Umso unverständlicher bleibt Schneiders Glaube an eine nachhaltige kulturelle Erneuerung der Gesellschaft, welche die Studentenbewegung zustande gebracht habe. Mit der Kultur des Gehorsams habe sie gebrochen, so Schneider, und zwar massenhaft und vielleicht für immer.
Das sogenannte deutsche Obrigkeitsdenken, ist hier wohl gemeint, aber dieses Denken ist nicht typisch deutsch sondern typisch menschlich und höchst banal, und es ist global überall da verbreitet, wo es Obrigkeiten gibt. (Wer einmal die Panik italienischer Studenten vor der Polizei erlebt hat, weiß, was ich meine.)

Da möchte ich dann gerne fragen, auf welchem Planeten Peter Schneider nach jenem kurzen Sommer der Anarchie denn gelebt hat. Auch demokratische Gesellschaften waren von jeher hierarchisch strukturiert und werden es bleiben. Fabriken, Konzerne, Ämter, Ministerien, Universitäten, Schulen, Krankenhäuser, keine Institution ohne Hierarchie, und Hierarchie heißt: wenige sind oben und ordnen an, viele sind unten und führen aus.
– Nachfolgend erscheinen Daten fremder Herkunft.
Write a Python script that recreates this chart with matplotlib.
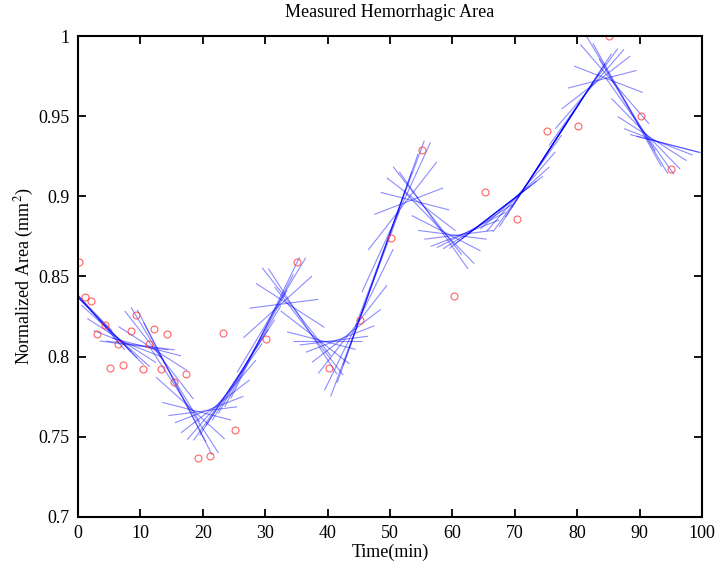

Manche Hierarchien wurden flacher gelegt, ein paar Gepflogenheiten sind mit der Mode gegangen, Äußerlichkeiten haben sich verändert, es gibt jetzt ein rasches, meist allzu rasches Du, Kleiderordnungen sind gefallen, Klassenschranken werden kaschiert. Man kann heute im Schlafanzug in die Oper gehen. Lehrer unterscheiden sich nur noch durch Bauch und Haare von ihren Schülern, aber sie sitzen immer noch am längeren Hebel. Jener antiautoritäre Impuls vor 40 Jahren war schnell verpufft. Befehl und Gehorsam tragen jetzt andere Namen, aber das Prinzip Obrigkeit hat sich nicht geändert, es ist nur kreativer geworden.

Leider repetiert Schneider dann auch noch jene geschichtsvergessene Legende, die BRD sei bis 68 eine nur formal existierende Demokratie gewesen. Diese Behauptung ist selber Teil jenes Wahnsystems, das er in seinem traurigen Buch zu erläutern versucht, obwohl er Neuigkeiten nicht zu bieten hat. Der Fall ist abgehakt.
Warum schreibt er dann? Vielleicht um Abstand zu gewinnen, oder hofft er auf Absolution, oder einfach nur deshalb, weil gerade alle wieder davon schreiben? Immerhin gehörte er zu den Erzeugern und Wasserträgern jenes Wahns, der ihn nun wieder einholt, aber der Mut zu wirklicher Umkehr, zur Selbstheilung fehlt.

So lese ich hier die Melancholie eines alternden Mannes, der die Vergeblichkeit seiner Irrtümer nur halb verstehen will.